A leggere la stampa anglosassone, sembrerebbe che il consumo di alcol tra i Millennial (indicativamente la popolazione tra i 22 e i 38 anni) sia in diminuzione negli ultimi anni. In molti si sono affrettati a spiegare il fenomeno legandolo alla diffusione dei social network, o a una presunta popolarità acquisita dal mostrarsi healthy (cioè in salute). In realtà si tratta di ipotesi, le cose sono molto meno chiare di così.
I giovani bevono meno, ma non si sa perché
Una delle ipotesi avanzata è che la costante presenza sui social media, e il tipo di estetica “positiva” che si è imposta sulle varie piattaforme (Instagram su tutte), spinga le persone a mostrarsi il più possibile in buona condizione fisica e psicologica. L’alcol, insieme ad altri “vizi”, non aiuta certo in questo senso, e quindi questo potrebbe avere spinto alcuni a consumarne meno. Allo stesso modo, si ipotizza che si stiano imponendo stili di vita legati al wellness in generale, e che questo possa essere collegabile al fenomeno osservato. In realtà, si legge sul sito di un’azienda che sta cercando di sviluppare e commercializzare bevande a base di “alcol sintetico” (ne parliamo più avanti), non ci sono prove di questo fenomeno. Secondo uno studio spesso citato da chi affronta l’argomento, alla riduzione del consumo di alcol non sempre si accompagnano comportamenti altrettanto salutari per quanto riguarda l’alimentazione. Molti giovani che non bevono alcol sono sovrappeso, o mangiano meno di due porzioni di frutta e verdura al giorno. Difficile associare tali fenomeni con una maggiore consapevolezza sulla salute. Non ci sono in realtà prove di questa correlazione, quindi tutto ciò che possiamo dire è che i giovani bevono meno, ma non si sa perché.
Le possibilità dell’alcol sintetico
Le aziende che producono bevande alcoliche si sono accorte da tempo di questa tendenza, e infatti sono molto interessate agli studi che sta portando avanti il team di scienziati guidato da David Nutt, stimato neuropsicofarmacologo inglese. Nutt si è messo in testa di sintetizzare in laboratorio una molecola che dia gli stessi effetti piacevoli dell’alcol, ma senza avere le stesse conseguenze negative di quest’ultimo sull’organismo. Nutt ha passato la sua vita professionale a trattare pazienti con problemi legati all’abuso di alcol, e porta avanti il suo progetto per realizzare l’alcol sintetico dal 1983. In realtà, ci è anche già riuscito. Il problema è arrivare dalla molecola alla bevanda, e poi ai consumatori. Per questo il suo gruppo di lavoro si è strutturato e oggi è diventato un’azienda, non con l’intento di sviluppare e commercializzare bibite “alcosynth”, ma di fornire il principio attivo all’industria dei drink. Quest’ultima, lungi dal vedere Nutt e soci come concorrenti, è molto interessata al progetto, proprio a causa della riduzione del consumo di alcol degli ultimi anni: se saranno in grado di sviluppare bevande con alcol sintetico, potranno riprendersi quei consumatori persi per eccesso di sobrietà.

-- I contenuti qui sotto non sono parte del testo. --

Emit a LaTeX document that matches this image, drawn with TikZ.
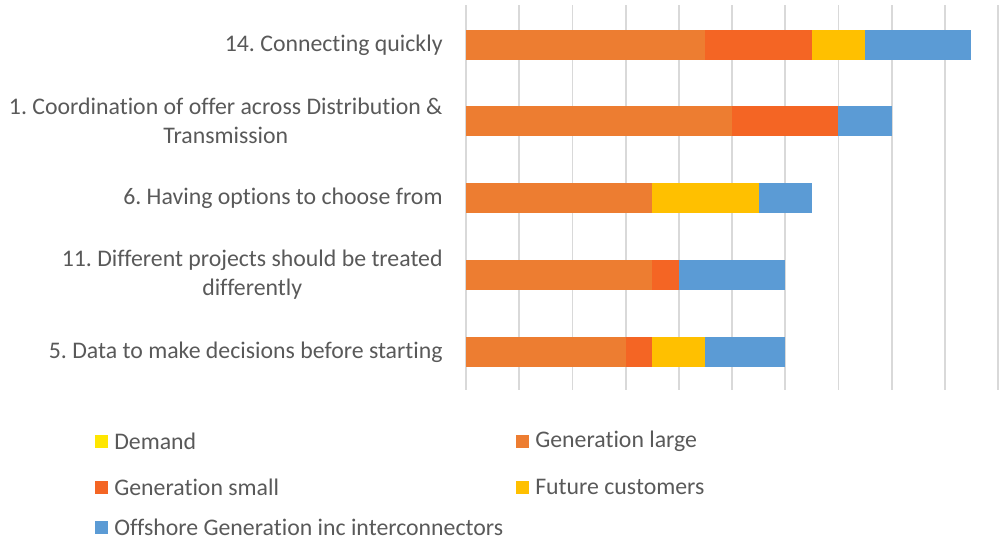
\documentclass[tikz,border=0pt]{standalone}
\usepackage{fontspec}
\setmainfont{Carlito}[Ligatures=NoCommon]
\usetikzlibrary{positioning}
\frenchspacing

\definecolor{txtgray}{HTML}{595959}
\definecolor{gridgray}{HTML}{D9D9D9}
\definecolor{demand}{HTML}{FFE600}
\definecolor{genlarge}{HTML}{ED7D31}
\definecolor{gensmall}{HTML}{F46524}
\definecolor{future}{HTML}{FFC000}
\definecolor{offshore}{HTML}{5B9BD5}

\tikzset{
  gridline/.style={draw=gridgray, line width=0.9pt},
  catlabel/.style={anchor=east, align=center, inner sep=0pt},
  legbox/.style={minimum size=6.5pt, inner sep=0pt},
  legtext/.style={right=3pt of #1, inner sep=0pt}
}

\begin{document}
\begin{tikzpicture}[x=0.5pt, y=-0.5pt, font=\fontsize{11.9}{14.5}\selectfont, text=txtgray]
	\useasboundingbox (0,0) rectangle (1000,541);

	% one unit of the value axis = 53.2px
	\begin{scope}[shift={(466,0)}, x=26.6pt]
		\foreach \k in {0,...,10}
			\draw[gridline] (\k,5) -- (\k,390);

		% 14. Connecting quickly
		\fill[genlarge] (0,30) rectangle (4.5,60);
		\fill[gensmall] (4.5,30) rectangle (6.5,60);
		\fill[future] (6.5,30) rectangle (7.5,60);
		\fill[offshore] (7.5,30) rectangle (9.5,60);
		% 1. Coordination
		\fill[genlarge] (0,106) rectangle (5,136);
		\fill[gensmall] (5,106) rectangle (7,136);
		\fill[offshore] (7,106) rectangle (8,136);
		% 6. Options
		\fill[genlarge] (0,183) rectangle (3.5,213);
		\fill[future] (3.5,183) rectangle (5.5,213);
		\fill[offshore] (5.5,183) rectangle (6.5,213);
		% 11. Different projects
		\fill[genlarge] (0,260) rectangle (3.5,290);
		\fill[gensmall] (3.5,260) rectangle (4,290);
		\fill[offshore] (4,260) rectangle (6,290);
		% 5. Data
		\fill[genlarge] (0,337) rectangle (3,367);
		\fill[gensmall] (3,337) rectangle (3.5,367);
		\fill[future] (3.5,337) rectangle (4.5,367);
		\fill[offshore] (4.5,337) rectangle (6,367);
	\end{scope}

	\node[catlabel] (cat14) at (443,45) {14. Connecting quickly};
	\node[catlabel] (cat1) at (443,121) {1. Coordination of offer across Distribution \&\\Transmission};
	\node[catlabel] (cat6) at (443,198) {6. Having options to choose from};
	\node[catlabel] (cat11) at (443,275) {11. Different projects should be treated\\differently};
	\node[catlabel] (cat5) at (443,352) {5. Data to make decisions before starting};

	% legend
	\node[legbox, fill=demand] (kdem) at (101,441) {};
	\node[legtext=kdem] (tdem) {Demand};
	\node[legbox, fill=genlarge] (kgenl) at (522,441) {};
	\node[legtext=kgenl] (tgenl) {Generation large};
	\node[legbox, fill=gensmall] (kgens) at (101,487) {};
	\node[legtext=kgens] (tgens) {Generation small};
	\node[legbox, fill=future] (kfut) at (522,487) {};
	\node[legtext=kfut] (tfut) {Future customers};
	\node[legbox, fill=offshore] (koff) at (101,527) {};
	\node[legtext=koff] (toff) {Offshore Generation inc interconnectors};
\end{tikzpicture}
\end{document}
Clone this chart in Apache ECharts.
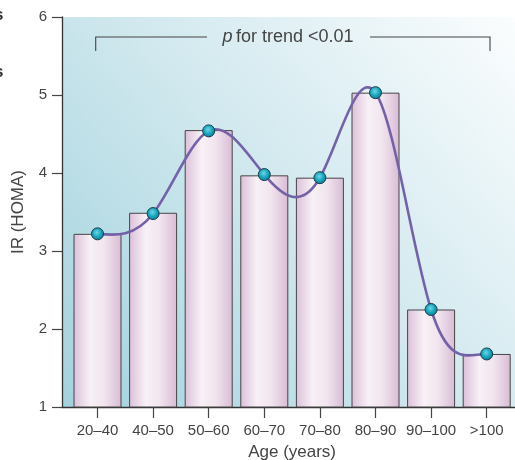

Il rapporto dei giovani italiani con l’alcol
Dal punto di vista dei consumatori italiani, questo cambio di tendenza nel consumo di alcol è più sfumato, almeno in base ai dati Istat disponibili. Le categorie utilizzate nelle indagini rendono difficile analizzare solo i Millennial, e in generale i dati non mostrano una evidente riduzione dei consumi (anzi, in alcuni casi il consumo abituale di alcolici complessivamente è aumentato nell’intervallo 2007-2017). Coloro che bevono alcolici tutti i giorni sono generalmente diminuiti, passando dall’11,4 al 7,4 per cento nella fascia 18-24 anni, dal 24,7 al 15,4 per cento nella fascia 25-44. È aumentato invece il consumo occasionale, passato dal 59,6 al 63,9 per cento per i 18-24enni e dal 50,1 al 58,1 per cento per i 25-44enni. A diminuire è stato invece il consumo abituale eccessivo di alcol, passato dal 3,1 all’1 per cento tra i 20-24enni, dal 6,4 al 2,5 per cento tra i 25-44enni.